Suisse romandeUne app pour vite régler les petits litiges avec un juge
Un juriste a développé une plateforme en ligne pour démocratiser l’accès à la justice et aux conciliations.

Le service est gratuitement accessible sur un smartphone.
jef«Je veux permettre à tous d’accéder à la justice sans intermédiaire.» Engin Kahraman, juriste fribourgeois, a élaboré une application destinée à lancer, en quelques clics, une procédure de conciliation – soit tenter de régler un différend devant un juge, sans procès.
L’app, «eJustice», cible le droit civil et couvre trois champs: le travail, le bail, le recouvrement. «Mon but, c’est toucher ceux qui ne s’adressent jamais à la justice, soit parce qu’ils n’ont pas les moyens pour un avocat, soit parce que la valeur du litige est faible.» Engin Kahraman note que beaucoup ignorent qu’ils peuvent agir seuls. «Et souvent, ils ne savent ni comment faire, ni quelle instance saisir.»
Le service, gratuit*, est tout simple, c’est l’objectif. Il suffit de choisir son domaine et de remplir un à un les champs d’un formulaire en ligne; puis de l’imprimer, de le signer et de l’envoyer au tribunal compétent. «Je n’ai rien inventé, dit le concepteur. Tous ces formulaires existent déjà sur les sites judiciaires romands. Mais ils sont difficiles d’accès, et souvent en pdf.» Là, l’utilisateur est pris par la main de bout en bout. «C’est pareil pour tous les cantons, car en fait, vous pourriez juste rédiger une lettre» avec les éléments requis. «La conciliation, c’est juste écrire à un juge.»
Conscient que la langue peut être un obstacle (les formulaires sont en français), Engin Kahraman a aussi un compte TikTok pour fournir une marche à suivre «en anglais, portugais et serbo-croate, bientôt en turc et en albanais.» L’homme, qui se rémunère via une fonction de conseil juridique, croit à la multiplication des canaux. «Il faut faciliter la vie. On est tous pris dans ce tourbillon où on doit tout régler à distance.»

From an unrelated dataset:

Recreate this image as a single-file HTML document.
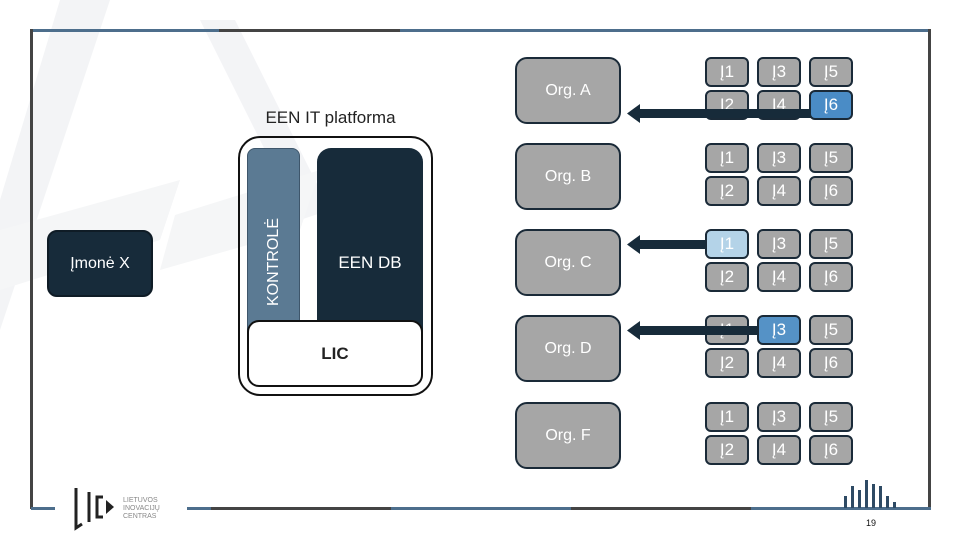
<!DOCTYPE html>
<html><head><meta charset="utf-8"><style>
body{margin:0;width:960px;height:540px;position:relative;background:#fff;font-family:"Liberation Sans",sans-serif;overflow:hidden}
.a{position:absolute;box-sizing:border-box}
.org{background:#a6a6a6;border:2px solid #1a2a38;border-radius:12px;width:106px;height:67px;color:#fff;font-size:16px;display:flex;align-items:center;justify-content:center}
.j{background:#a6a6a6;border:2px solid #1a2a38;border-radius:6px;width:44px;height:30px;color:#fff;font-size:17px;display:flex;align-items:center;justify-content:center;font-weight:300}
.ln{position:absolute;height:3px}
</style></head><body>
<svg class="a" style="left:0;top:0" width="960" height="540">
<polygon points="60,0 110,0 0,330 0,200" fill="#f3f4f6"/>
<polygon points="200,20 235,20 330,210 300,220" fill="#f3f4f6"/>
<polygon points="0,230 180,180 160,240 0,290" fill="#f5f6f7"/>
<polygon points="175,215 320,170 300,230 160,270" fill="#f5f6f7"/>
</svg>
<!-- frame -->
<div class="ln" style="left:31px;top:29px;width:188px;background:#4d6e8c"></div>
<div class="ln" style="left:219px;top:29px;width:181px;background:#444"></div>
<div class="ln" style="left:400px;top:29px;width:531px;background:#4d6e8c"></div>
<div class="a" style="left:30px;top:29px;width:3px;height:480px;background:#444"></div>
<div class="a" style="left:928px;top:29px;width:3px;height:480px;background:#444"></div>
<div class="ln" style="left:31px;top:507px;width:24px;background:#4d6e8c"></div>
<div class="ln" style="left:187px;top:507px;width:24px;background:#4d6e8c"></div>
<div class="ln" style="left:211px;top:507px;width:180px;background:#444"></div>
<div class="ln" style="left:391px;top:507px;width:180px;background:#4d6e8c"></div>
<div class="ln" style="left:571px;top:507px;width:180px;background:#444"></div>
<div class="ln" style="left:751px;top:507px;width:180px;background:#4d6e8c"></div>
<!-- logo -->
<svg class="a" style="left:70px;top:484px" width="50" height="48">
<path d="M6 4 V44 L12 40" stroke="#222" stroke-width="3" fill="none"/>
<path d="M19 8 V38" stroke="#222" stroke-width="3"/>
<path d="M33 13 H27 V33 H33" stroke="#222" stroke-width="3" fill="none"/>
<polygon points="36,16 44,23 36,30" fill="#222"/>
</svg>
<div class="a" style="left:123px;top:497px;font-size:7px;line-height:8px;color:#888">LIETUVOS<br>INOVACIJŲ<br>CENTRAS</div>
<svg class="a" style="left:840px;top:476px" width="60" height="32">
<g fill="#2e4a64"><rect x="4" y="20" width="3" height="12"/><rect x="11" y="10" width="3" height="22"/><rect x="18" y="14" width="3" height="18"/><rect x="25" y="4" width="3" height="28"/><rect x="32" y="8" width="3" height="24"/><rect x="39" y="10" width="3" height="22"/><rect x="46" y="20" width="3" height="12"/><rect x="53" y="26" width="3" height="6"/></g>
</svg>
<div class="a" style="left:866px;top:518px;font-size:9px;color:#111">19</div>
<!-- left diagram -->
<div class="a" style="left:47px;top:230px;width:106px;height:67px;background:#172b3a;border:2px solid #0f1c26;border-radius:10px;color:#fff;font-size:16px;display:flex;align-items:center;justify-content:center;font-weight:300">Įmonė X</div>
<div class="a" style="left:238px;top:108px;width:185px;text-align:center;font-size:17px;color:#222">EEN IT platforma</div>
<div class="a" style="left:238px;top:136px;width:195px;height:260px;border:2px solid #111;border-radius:22px"></div>
<div class="a" style="left:247px;top:148px;width:53px;height:185px;background:#5b7a93;border:1px solid #3e566b;border-radius:8px 8px 0 0"></div>
<div class="a" style="left:274px;top:262px;transform:translate(-50%,-50%) rotate(-90deg);color:#fff;font-size:16px;white-space:nowrap;font-weight:300">KONTROLĖ</div>
<div class="a" style="left:317px;top:148px;width:106px;height:185px;background:#172b3a;border-radius:14px 14px 0 0"></div>
<div class="a" style="left:317px;top:253px;width:106px;text-align:center;color:#fff;font-size:17px">EEN DB</div>
<div class="a" style="left:247px;top:320px;width:176px;height:67px;background:#fff;border:2px solid #111;border-radius:12px;font-weight:bold;font-size:17px;display:flex;align-items:center;justify-content:center;color:#222">LIC</div>
<!-- orgs -->
<div class="a org" style="left:515px;top:57px">Org. A</div>
<div class="a org" style="left:515px;top:143px">Org. B</div>
<div class="a org" style="left:515px;top:229px">Org. C</div>
<div class="a org" style="left:515px;top:315px">Org. D</div>
<div class="a org" style="left:515px;top:402px">Org. F</div>
<!-- J grids -->
<div class="a j" style="left:705px;top:57px">Į1</div><div class="a j" style="left:757px;top:57px">Į3</div><div class="a j" style="left:809px;top:57px">Į5</div>
<div class="a j" style="left:705px;top:90px">Į2</div><div class="a j" style="left:757px;top:90px">Į4</div><div class="a j" style="left:809px;top:90px;background:#4a8cc6">Į6</div>
<div class="a j" style="left:705px;top:143px">Į1</div><div class="a j" style="left:757px;top:143px">Į3</div><div class="a j" style="left:809px;top:143px">Į5</div>
<div class="a j" style="left:705px;top:176px">Į2</div><div class="a j" style="left:757px;top:176px">Į4</div><div class="a j" style="left:809px;top:176px">Į6</div>
<div class="a j" style="left:705px;top:229px;background:#b4d3e8">Į1</div><div class="a j" style="left:757px;top:229px">Į3</div><div class="a j" style="left:809px;top:229px">Į5</div>
<div class="a j" style="left:705px;top:262px">Į2</div><div class="a j" style="left:757px;top:262px">Į4</div><div class="a j" style="left:809px;top:262px">Į6</div>
<div class="a j" style="left:705px;top:315px">Į1</div><div class="a j" style="left:757px;top:315px;background:#5592c6">Į3</div><div class="a j" style="left:809px;top:315px">Į5</div>
<div class="a j" style="left:705px;top:348px">Į2</div><div class="a j" style="left:757px;top:348px">Į4</div><div class="a j" style="left:809px;top:348px">Į6</div>
<div class="a j" style="left:705px;top:402px">Į1</div><div class="a j" style="left:757px;top:402px">Į3</div><div class="a j" style="left:809px;top:402px">Į5</div>
<div class="a j" style="left:705px;top:435px">Į2</div><div class="a j" style="left:757px;top:435px">Į4</div><div class="a j" style="left:809px;top:435px">Į6</div>
<!-- arrows -->
<svg class="a" style="left:0;top:0" width="960" height="540">
<g fill="#172b3a">
<rect x="636" y="109" width="175" height="9"/><polygon points="627,113.5 640,104 640,123"/>
<rect x="636" y="240" width="70" height="9"/><polygon points="627,244.5 640,235 640,254"/>
<rect x="636" y="326" width="122" height="9"/><polygon points="627,330.5 640,321 640,340"/>
</g>
</svg>
</body></html>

*Il est à noter que la justice n’impose aucuns frais pour les conciliations relatives aux baux et au travail, mais réclame une avance de frais de 100 fr. à 240 fr. pour celles liées au recouvrement.
«C’est pratique et utile», estime un juge
«C’est bien fait, pratique et utile», commente un juge à qui l’app a été soumise. «Les formulaires sont faciles à remplir.» Il note que souvent, «les gens prennent des avocats alors que la justice fait seule le boulot si on lui apporte le litige». Un bémol: selon lui, l’app pourrait intégrer «les conciliations en demande de paiement de moins de 2000 fr. Ça permet de régler de petits litiges avec une compagnie aérienne, un hôtel. Là aussi, le juge peut trancher et souvent, ils paient au stade de la conciliation.»
Générateur d’oppositions aux ordonnances pénales
D’autres initiatives existent pour démocratiser la justice. L’avocat Fabio Burgener a ainsi créé en 2017 un générateur d’oppositions aux ordonnances pénales – ces «propositions de jugement» que le Parquet rend fréquemment après un examen juste sommaire du cas. Le site (ordonnance-penale.ch), 100% gratuit, offre aussi une foire aux questions fouillée. «Dans les faits, formuler une opposition est un acte juridique très facile à effectuer, note Me Burgener. Un courrier avec la référence à l’ordonnance pénale et la mention «opposition» suffit. Mais en pratique, de nombreux justiciables sont un peu perdus à la réception d’une telle décision.» Là, après avoir rempli divers champs, un pdf est généré, qu’il faut signer et envoyer au Parquet concerné – ouvrant ainsi la voie à une véritable instruction et à un procès.